Scan the listing below. Report each line that includes "this".

Records for the exercise:

_ _ _ _ _

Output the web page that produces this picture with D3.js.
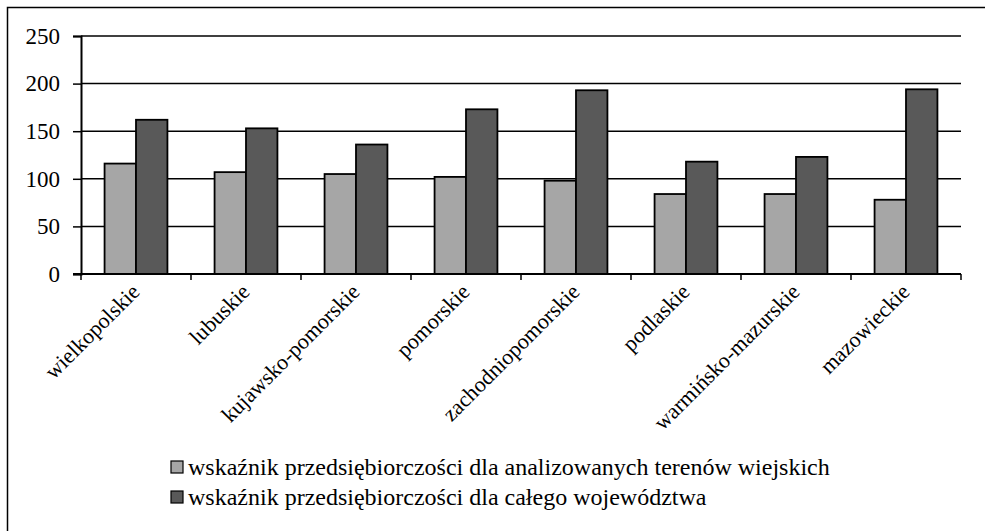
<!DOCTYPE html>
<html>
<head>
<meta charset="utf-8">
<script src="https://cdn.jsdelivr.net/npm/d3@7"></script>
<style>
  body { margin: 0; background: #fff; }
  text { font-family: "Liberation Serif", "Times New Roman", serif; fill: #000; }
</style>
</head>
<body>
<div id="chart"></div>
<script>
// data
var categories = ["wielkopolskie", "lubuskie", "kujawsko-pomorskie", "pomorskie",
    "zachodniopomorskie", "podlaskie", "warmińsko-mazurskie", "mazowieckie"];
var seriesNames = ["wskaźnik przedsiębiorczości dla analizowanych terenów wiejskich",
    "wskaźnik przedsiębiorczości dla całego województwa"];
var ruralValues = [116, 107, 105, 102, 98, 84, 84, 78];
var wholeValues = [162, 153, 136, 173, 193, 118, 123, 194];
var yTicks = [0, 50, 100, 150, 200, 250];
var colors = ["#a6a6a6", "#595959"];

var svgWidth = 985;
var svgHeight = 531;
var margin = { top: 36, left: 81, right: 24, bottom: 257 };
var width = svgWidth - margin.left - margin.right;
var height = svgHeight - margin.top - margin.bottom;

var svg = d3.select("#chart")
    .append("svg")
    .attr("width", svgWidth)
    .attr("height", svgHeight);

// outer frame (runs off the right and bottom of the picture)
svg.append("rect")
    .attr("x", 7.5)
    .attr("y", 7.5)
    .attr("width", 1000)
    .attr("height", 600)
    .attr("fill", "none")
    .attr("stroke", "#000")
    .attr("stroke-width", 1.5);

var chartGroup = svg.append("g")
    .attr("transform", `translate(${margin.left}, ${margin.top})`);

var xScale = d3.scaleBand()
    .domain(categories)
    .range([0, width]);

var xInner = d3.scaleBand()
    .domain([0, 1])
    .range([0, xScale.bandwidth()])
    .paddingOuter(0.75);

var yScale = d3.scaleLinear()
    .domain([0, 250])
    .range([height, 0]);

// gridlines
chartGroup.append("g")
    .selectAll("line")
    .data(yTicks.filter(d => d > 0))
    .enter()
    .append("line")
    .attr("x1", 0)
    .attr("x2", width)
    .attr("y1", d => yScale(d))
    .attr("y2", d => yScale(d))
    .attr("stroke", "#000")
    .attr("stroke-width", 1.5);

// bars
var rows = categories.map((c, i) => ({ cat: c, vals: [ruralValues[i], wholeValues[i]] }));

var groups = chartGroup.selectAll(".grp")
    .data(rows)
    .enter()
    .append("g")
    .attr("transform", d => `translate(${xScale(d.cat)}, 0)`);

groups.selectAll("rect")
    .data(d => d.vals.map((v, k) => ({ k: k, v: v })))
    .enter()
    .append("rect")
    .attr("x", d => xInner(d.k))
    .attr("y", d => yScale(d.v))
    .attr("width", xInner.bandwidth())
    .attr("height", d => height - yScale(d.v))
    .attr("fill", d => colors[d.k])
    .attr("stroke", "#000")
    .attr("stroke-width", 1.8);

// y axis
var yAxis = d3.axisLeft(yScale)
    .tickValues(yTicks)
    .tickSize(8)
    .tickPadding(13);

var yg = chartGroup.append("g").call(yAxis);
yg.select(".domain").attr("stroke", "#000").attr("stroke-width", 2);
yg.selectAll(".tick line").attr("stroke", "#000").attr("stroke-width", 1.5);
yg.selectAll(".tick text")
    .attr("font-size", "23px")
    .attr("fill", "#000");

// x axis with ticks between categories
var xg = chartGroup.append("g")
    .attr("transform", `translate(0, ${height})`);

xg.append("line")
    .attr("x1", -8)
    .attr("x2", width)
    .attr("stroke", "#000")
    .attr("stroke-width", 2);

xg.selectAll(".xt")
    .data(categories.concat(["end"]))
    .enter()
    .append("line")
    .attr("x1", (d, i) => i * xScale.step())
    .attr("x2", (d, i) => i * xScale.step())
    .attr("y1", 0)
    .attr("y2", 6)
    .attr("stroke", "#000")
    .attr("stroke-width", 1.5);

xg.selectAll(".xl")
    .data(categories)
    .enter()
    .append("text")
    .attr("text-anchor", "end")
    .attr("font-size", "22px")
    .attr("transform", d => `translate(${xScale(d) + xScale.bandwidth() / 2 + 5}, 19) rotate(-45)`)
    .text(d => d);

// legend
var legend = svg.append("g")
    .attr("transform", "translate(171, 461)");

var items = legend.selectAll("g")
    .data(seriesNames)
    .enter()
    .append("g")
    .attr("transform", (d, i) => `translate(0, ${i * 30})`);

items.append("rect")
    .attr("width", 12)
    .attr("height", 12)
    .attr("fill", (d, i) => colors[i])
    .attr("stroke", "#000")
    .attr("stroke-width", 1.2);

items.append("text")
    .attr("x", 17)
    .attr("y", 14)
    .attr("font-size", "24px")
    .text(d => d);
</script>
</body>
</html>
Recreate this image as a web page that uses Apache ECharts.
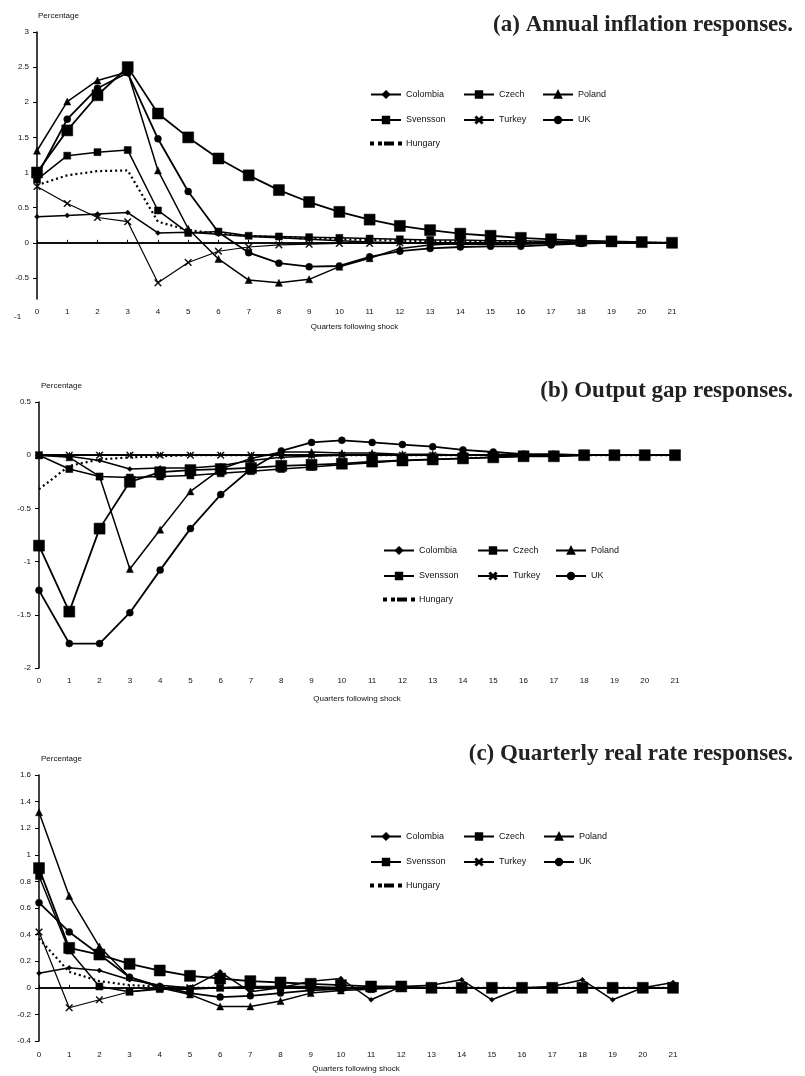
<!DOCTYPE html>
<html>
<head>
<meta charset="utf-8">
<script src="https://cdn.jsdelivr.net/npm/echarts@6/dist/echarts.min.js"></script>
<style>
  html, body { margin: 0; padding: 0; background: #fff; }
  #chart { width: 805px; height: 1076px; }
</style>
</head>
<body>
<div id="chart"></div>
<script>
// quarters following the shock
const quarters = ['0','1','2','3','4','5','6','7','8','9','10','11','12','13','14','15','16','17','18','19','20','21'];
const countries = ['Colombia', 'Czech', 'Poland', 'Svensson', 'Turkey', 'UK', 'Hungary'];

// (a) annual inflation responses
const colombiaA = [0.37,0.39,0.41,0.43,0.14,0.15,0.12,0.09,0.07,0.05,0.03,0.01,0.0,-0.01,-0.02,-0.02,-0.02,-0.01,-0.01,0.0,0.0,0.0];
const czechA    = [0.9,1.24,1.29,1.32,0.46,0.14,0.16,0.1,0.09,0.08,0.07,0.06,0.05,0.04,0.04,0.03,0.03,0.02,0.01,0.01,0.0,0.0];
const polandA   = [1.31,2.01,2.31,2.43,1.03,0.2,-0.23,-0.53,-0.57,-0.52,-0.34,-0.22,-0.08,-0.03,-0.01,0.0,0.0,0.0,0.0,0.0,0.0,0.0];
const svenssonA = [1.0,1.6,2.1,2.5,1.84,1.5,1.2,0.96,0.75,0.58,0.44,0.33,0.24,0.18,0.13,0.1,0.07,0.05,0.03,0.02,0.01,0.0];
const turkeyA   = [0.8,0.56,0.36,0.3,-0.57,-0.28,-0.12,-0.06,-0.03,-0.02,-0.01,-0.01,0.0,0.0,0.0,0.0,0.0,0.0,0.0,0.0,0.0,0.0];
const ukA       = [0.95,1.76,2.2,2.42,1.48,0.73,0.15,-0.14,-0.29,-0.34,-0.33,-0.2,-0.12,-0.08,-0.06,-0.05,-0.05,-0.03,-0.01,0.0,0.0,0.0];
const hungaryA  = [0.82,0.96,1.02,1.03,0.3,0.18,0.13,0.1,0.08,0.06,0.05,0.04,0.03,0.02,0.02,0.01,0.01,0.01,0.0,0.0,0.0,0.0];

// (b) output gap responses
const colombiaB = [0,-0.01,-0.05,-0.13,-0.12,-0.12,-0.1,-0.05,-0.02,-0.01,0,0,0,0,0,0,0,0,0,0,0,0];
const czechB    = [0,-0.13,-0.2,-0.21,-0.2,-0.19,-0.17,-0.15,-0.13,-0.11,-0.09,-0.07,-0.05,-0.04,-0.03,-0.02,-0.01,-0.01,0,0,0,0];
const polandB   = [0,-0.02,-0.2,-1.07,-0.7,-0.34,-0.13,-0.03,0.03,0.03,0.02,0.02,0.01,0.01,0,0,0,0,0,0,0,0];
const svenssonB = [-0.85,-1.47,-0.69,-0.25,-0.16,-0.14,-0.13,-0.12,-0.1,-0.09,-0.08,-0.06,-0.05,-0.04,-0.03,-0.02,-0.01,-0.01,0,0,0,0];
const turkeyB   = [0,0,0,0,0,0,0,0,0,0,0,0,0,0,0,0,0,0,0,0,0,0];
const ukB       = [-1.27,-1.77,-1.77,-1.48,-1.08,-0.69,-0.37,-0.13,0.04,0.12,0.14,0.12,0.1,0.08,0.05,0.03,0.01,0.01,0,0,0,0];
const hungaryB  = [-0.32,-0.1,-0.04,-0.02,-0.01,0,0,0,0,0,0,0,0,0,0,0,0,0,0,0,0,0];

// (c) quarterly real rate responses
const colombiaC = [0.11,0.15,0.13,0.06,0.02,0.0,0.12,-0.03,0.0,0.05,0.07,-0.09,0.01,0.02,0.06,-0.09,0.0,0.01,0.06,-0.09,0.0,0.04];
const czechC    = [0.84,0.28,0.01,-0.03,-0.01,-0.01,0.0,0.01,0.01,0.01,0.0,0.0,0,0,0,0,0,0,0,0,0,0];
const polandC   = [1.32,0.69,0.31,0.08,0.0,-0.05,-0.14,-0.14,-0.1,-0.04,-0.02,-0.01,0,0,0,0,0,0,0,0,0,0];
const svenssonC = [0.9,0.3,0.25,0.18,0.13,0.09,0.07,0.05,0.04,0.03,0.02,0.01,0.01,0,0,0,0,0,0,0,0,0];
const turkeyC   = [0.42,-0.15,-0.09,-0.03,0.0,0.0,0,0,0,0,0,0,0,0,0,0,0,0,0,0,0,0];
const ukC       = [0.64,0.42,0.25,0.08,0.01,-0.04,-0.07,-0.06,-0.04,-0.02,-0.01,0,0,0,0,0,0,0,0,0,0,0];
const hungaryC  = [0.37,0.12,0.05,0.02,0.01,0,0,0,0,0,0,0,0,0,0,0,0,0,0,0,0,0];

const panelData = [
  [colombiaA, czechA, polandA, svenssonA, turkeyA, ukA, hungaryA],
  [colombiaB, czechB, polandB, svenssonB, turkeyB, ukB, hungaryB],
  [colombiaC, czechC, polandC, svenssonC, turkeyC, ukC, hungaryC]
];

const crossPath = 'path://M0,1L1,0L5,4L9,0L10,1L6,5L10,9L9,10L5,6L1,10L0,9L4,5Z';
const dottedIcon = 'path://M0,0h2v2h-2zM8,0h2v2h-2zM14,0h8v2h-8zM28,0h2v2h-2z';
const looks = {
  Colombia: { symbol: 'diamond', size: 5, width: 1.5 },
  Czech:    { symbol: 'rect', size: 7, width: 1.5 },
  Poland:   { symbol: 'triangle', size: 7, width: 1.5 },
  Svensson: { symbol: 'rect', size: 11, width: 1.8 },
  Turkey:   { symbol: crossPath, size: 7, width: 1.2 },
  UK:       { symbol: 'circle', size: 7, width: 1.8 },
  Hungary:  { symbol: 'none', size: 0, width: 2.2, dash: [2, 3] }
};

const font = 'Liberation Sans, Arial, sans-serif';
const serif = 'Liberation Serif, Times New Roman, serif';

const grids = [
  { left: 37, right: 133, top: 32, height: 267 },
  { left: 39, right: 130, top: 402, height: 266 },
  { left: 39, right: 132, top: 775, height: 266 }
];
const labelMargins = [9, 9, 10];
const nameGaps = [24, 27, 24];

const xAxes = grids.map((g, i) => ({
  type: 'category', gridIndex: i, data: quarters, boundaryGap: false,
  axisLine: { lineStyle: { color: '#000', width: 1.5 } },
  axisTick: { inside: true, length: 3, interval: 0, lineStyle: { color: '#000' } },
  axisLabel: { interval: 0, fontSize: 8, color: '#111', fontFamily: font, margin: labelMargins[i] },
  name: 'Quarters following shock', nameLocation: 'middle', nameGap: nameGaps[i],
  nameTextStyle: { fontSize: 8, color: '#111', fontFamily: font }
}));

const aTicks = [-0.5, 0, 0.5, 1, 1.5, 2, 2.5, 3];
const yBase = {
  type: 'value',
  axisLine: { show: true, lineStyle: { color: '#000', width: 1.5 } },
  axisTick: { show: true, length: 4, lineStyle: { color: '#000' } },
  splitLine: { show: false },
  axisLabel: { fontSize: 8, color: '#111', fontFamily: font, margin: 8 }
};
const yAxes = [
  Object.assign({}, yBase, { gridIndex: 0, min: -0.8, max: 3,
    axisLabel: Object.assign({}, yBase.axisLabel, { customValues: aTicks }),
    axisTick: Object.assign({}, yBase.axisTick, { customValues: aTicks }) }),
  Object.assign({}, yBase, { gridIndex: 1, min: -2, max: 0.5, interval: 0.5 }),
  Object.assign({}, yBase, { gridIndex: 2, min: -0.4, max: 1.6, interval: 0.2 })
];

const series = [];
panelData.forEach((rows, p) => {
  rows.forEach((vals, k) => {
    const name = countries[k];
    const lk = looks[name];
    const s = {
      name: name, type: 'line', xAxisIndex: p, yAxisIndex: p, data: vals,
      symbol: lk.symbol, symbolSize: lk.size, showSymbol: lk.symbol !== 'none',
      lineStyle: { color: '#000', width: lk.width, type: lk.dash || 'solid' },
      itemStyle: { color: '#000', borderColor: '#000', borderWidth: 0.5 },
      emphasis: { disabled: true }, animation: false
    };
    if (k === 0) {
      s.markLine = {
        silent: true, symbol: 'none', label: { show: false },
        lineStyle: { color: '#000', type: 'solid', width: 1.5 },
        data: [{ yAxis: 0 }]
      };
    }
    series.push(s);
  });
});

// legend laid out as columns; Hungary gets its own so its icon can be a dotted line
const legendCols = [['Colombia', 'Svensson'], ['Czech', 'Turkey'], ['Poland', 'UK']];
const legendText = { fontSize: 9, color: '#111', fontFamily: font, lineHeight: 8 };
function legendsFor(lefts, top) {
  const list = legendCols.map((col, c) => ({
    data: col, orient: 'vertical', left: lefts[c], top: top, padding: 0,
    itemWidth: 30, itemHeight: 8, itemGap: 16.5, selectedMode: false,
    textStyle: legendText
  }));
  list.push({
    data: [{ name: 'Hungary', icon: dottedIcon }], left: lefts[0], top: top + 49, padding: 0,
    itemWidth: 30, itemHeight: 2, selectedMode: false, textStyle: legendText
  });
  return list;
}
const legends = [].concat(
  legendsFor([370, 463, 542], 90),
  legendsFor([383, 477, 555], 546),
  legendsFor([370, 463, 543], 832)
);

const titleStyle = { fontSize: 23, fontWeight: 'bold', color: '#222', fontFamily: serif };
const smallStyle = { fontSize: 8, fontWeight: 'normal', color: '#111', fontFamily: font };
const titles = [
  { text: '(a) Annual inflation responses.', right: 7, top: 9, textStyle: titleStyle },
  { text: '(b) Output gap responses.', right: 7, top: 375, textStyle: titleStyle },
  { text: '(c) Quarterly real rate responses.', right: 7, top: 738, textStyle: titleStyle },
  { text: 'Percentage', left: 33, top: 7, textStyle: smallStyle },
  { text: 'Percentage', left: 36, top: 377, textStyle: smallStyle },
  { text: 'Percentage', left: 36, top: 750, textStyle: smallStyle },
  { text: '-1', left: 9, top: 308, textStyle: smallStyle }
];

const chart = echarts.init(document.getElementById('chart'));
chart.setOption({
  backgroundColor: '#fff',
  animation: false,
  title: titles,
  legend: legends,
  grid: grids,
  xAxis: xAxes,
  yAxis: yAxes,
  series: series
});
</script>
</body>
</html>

_ _ _ _ _

The answer:
Output the web page that produces this picture with D3.js.
Recreate this image as a web page that uses Apache ECharts.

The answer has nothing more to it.